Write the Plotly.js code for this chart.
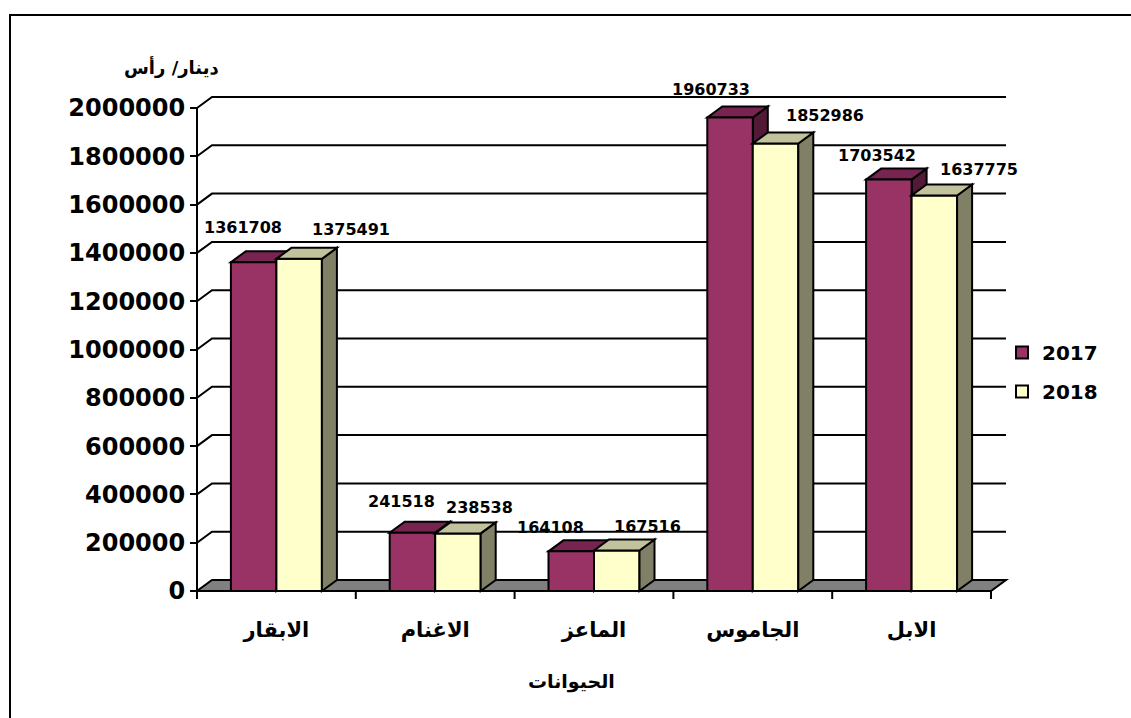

---

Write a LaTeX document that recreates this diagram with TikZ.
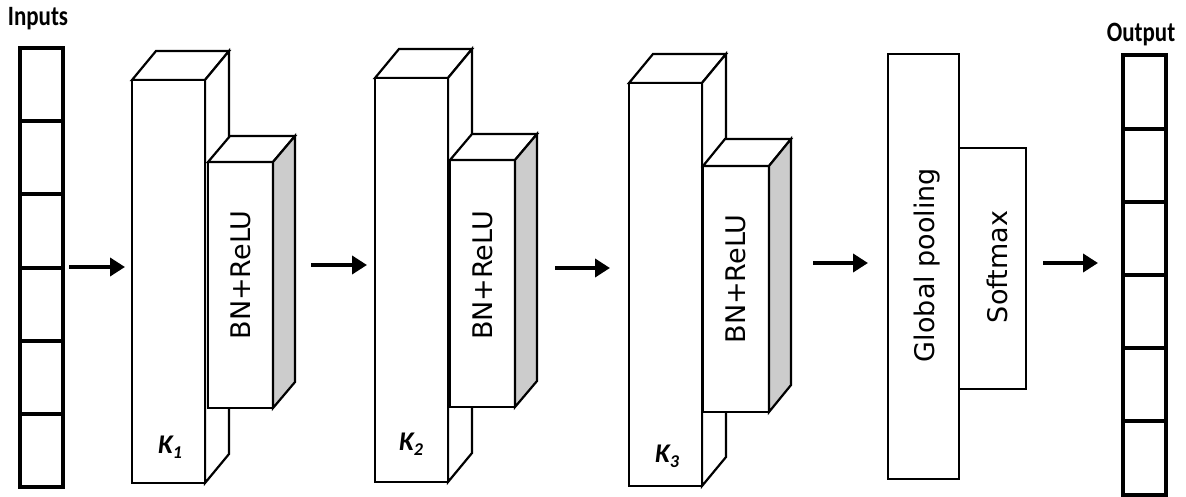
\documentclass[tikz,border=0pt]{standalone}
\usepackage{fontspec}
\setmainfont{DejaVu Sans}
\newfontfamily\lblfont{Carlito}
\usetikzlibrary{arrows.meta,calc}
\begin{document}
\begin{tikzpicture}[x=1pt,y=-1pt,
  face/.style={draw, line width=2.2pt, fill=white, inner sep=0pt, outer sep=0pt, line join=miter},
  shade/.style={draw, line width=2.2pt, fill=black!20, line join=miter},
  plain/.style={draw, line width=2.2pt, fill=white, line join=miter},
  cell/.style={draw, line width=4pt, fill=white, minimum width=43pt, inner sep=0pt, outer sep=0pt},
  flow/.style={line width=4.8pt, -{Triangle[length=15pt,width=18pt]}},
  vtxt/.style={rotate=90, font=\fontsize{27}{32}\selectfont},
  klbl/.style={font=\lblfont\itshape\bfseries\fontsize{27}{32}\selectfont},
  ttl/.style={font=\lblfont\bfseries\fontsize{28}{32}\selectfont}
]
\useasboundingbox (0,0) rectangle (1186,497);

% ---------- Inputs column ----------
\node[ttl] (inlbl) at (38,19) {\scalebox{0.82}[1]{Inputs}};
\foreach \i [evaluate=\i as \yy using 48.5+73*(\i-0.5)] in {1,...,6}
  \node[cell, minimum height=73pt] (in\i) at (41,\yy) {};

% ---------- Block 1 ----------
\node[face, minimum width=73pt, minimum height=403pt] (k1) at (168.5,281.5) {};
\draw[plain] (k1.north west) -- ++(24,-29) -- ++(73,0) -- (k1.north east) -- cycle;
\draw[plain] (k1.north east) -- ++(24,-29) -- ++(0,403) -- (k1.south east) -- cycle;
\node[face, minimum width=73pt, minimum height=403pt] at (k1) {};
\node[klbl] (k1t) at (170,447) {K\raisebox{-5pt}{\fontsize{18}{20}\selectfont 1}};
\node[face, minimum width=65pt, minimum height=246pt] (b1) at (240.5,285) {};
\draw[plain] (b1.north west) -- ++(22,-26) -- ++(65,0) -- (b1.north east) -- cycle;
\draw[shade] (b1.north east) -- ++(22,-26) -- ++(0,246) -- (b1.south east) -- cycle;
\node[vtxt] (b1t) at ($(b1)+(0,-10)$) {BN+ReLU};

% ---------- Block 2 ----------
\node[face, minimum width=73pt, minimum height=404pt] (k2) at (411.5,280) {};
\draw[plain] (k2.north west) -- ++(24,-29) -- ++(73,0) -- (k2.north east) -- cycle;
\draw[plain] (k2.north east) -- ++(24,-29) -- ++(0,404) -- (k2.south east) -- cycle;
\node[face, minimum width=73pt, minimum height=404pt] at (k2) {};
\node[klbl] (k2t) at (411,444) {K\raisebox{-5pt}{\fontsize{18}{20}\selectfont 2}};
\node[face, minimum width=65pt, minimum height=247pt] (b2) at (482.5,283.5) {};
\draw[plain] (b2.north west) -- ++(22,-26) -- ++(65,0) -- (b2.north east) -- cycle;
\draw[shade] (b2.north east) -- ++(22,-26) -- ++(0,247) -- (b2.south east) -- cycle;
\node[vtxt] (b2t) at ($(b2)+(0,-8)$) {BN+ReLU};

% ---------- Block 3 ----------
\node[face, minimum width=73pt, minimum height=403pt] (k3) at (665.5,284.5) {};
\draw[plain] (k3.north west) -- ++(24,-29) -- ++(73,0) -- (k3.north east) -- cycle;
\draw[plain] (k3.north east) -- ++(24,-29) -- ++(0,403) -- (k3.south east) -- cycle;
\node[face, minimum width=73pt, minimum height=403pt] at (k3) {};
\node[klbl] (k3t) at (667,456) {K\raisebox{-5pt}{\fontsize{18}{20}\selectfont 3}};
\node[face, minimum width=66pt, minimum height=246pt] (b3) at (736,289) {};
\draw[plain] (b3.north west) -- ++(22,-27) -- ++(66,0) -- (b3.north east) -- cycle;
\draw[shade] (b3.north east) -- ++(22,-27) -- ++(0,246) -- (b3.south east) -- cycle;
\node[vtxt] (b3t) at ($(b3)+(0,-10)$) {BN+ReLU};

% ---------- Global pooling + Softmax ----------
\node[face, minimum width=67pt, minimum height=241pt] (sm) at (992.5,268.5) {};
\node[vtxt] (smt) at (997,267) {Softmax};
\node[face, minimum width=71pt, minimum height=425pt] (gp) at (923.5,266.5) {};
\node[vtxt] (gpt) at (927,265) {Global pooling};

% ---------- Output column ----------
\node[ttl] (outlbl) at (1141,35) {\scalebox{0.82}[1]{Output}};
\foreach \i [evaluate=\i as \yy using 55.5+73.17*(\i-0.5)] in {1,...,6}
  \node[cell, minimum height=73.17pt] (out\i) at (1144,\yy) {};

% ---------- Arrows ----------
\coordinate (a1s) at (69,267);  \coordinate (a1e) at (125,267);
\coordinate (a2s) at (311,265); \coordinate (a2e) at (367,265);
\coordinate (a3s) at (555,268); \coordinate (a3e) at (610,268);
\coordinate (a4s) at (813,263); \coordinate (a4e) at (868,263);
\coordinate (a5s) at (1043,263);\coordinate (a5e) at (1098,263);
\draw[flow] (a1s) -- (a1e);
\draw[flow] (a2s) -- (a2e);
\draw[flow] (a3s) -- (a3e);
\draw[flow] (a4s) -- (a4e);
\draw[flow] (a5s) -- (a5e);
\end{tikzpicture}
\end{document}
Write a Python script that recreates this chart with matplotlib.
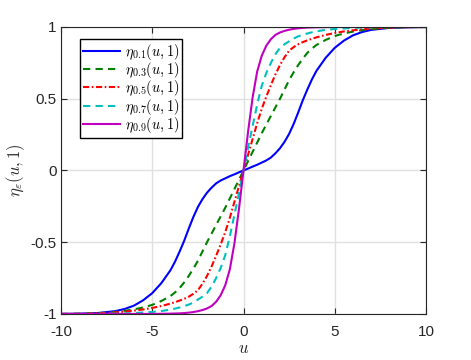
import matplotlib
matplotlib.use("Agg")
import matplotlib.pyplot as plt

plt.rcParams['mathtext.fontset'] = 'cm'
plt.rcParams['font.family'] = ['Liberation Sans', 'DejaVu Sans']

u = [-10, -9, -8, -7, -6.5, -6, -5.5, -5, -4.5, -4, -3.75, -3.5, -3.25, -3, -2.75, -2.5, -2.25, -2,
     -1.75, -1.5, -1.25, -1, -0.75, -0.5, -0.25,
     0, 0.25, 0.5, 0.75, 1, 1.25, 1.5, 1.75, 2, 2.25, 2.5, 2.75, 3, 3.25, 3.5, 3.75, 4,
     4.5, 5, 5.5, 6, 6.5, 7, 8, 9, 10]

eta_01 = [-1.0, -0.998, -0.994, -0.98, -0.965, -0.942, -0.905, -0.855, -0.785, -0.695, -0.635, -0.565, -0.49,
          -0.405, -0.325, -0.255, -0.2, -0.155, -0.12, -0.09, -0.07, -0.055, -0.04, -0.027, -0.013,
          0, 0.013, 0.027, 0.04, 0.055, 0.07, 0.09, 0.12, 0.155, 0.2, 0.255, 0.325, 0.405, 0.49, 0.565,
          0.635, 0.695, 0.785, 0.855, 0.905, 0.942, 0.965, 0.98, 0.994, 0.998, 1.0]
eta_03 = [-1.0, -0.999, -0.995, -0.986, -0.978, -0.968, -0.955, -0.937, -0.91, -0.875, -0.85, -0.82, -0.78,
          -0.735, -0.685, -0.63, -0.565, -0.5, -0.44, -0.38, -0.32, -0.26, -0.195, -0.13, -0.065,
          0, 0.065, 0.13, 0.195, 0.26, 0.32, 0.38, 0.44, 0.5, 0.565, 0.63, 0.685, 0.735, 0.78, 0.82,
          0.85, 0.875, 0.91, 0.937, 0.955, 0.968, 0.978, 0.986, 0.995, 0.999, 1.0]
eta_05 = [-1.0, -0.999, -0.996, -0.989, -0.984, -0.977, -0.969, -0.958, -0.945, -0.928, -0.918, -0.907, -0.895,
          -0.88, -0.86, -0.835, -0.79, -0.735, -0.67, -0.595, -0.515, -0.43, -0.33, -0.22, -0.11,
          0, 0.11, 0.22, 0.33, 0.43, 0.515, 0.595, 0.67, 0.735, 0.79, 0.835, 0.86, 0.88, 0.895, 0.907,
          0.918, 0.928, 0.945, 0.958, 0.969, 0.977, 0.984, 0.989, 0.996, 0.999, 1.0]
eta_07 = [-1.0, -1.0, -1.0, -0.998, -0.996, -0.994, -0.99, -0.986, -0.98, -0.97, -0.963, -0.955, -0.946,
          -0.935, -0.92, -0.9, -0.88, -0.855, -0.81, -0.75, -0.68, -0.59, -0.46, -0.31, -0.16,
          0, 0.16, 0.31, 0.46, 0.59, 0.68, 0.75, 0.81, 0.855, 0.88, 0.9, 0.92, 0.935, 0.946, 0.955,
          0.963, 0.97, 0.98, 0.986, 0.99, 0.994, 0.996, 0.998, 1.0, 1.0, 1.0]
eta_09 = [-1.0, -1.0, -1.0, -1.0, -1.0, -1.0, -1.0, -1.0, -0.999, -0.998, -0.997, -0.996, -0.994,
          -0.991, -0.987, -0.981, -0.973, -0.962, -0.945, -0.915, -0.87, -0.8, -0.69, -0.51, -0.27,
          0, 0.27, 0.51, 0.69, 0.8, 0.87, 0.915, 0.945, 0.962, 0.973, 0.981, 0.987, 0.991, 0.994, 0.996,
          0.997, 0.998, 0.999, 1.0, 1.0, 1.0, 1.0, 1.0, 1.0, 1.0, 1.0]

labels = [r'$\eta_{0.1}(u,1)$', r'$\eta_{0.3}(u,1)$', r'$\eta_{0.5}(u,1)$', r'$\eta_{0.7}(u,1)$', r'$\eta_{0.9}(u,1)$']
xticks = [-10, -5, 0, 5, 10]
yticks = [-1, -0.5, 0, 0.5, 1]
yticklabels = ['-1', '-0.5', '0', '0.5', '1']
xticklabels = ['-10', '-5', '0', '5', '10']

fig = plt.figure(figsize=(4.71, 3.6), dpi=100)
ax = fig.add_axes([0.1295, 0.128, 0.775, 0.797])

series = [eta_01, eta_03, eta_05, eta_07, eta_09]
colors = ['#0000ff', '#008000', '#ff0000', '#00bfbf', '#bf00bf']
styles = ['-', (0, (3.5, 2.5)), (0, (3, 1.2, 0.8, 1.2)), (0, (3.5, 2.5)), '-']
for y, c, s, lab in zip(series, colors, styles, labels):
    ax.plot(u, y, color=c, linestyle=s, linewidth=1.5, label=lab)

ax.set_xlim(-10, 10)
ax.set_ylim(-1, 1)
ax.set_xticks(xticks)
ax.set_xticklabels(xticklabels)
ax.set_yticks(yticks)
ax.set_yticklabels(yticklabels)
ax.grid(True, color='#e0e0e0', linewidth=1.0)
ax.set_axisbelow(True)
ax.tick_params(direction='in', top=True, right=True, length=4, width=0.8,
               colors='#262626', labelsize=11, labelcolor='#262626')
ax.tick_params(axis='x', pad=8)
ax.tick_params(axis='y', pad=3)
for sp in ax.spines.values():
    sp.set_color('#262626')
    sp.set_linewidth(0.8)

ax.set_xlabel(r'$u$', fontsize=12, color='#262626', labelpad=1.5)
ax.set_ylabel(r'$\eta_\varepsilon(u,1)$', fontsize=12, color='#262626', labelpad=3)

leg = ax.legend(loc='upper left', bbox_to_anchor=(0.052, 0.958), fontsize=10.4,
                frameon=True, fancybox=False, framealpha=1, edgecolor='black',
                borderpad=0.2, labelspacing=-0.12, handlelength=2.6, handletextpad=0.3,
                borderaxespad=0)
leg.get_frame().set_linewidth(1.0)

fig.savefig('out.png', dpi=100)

▶ WHAT IS ASKED
Take the stretch from the line containing "Write a Python" through the line containing "4.5, 5, 5.5, 6, 6.5, 7, 8, 9, 10]" and reproduce it exactly, both ends included. Omit the pictures.

▶ OUTPUT
Write a Python script that recreates this chart with matplotlib.
import matplotlib
matplotlib.use("Agg")
import matplotlib.pyplot as plt

plt.rcParams['mathtext.fontset'] = 'cm'
plt.rcParams['font.family'] = ['Liberation Sans', 'DejaVu Sans']

u = [-10, -9, -8, -7, -6.5, -6, -5.5, -5, -4.5, -4, -3.75, -3.5, -3.25, -3, -2.75, -2.5, -2.25, -2,
     -1.75, -1.5, -1.25, -1, -0.75, -0.5, -0.25,
     0, 0.25, 0.5, 0.75, 1, 1.25, 1.5, 1.75, 2, 2.25, 2.5, 2.75, 3, 3.25, 3.5, 3.75, 4,
     4.5, 5, 5.5, 6, 6.5, 7, 8, 9, 10]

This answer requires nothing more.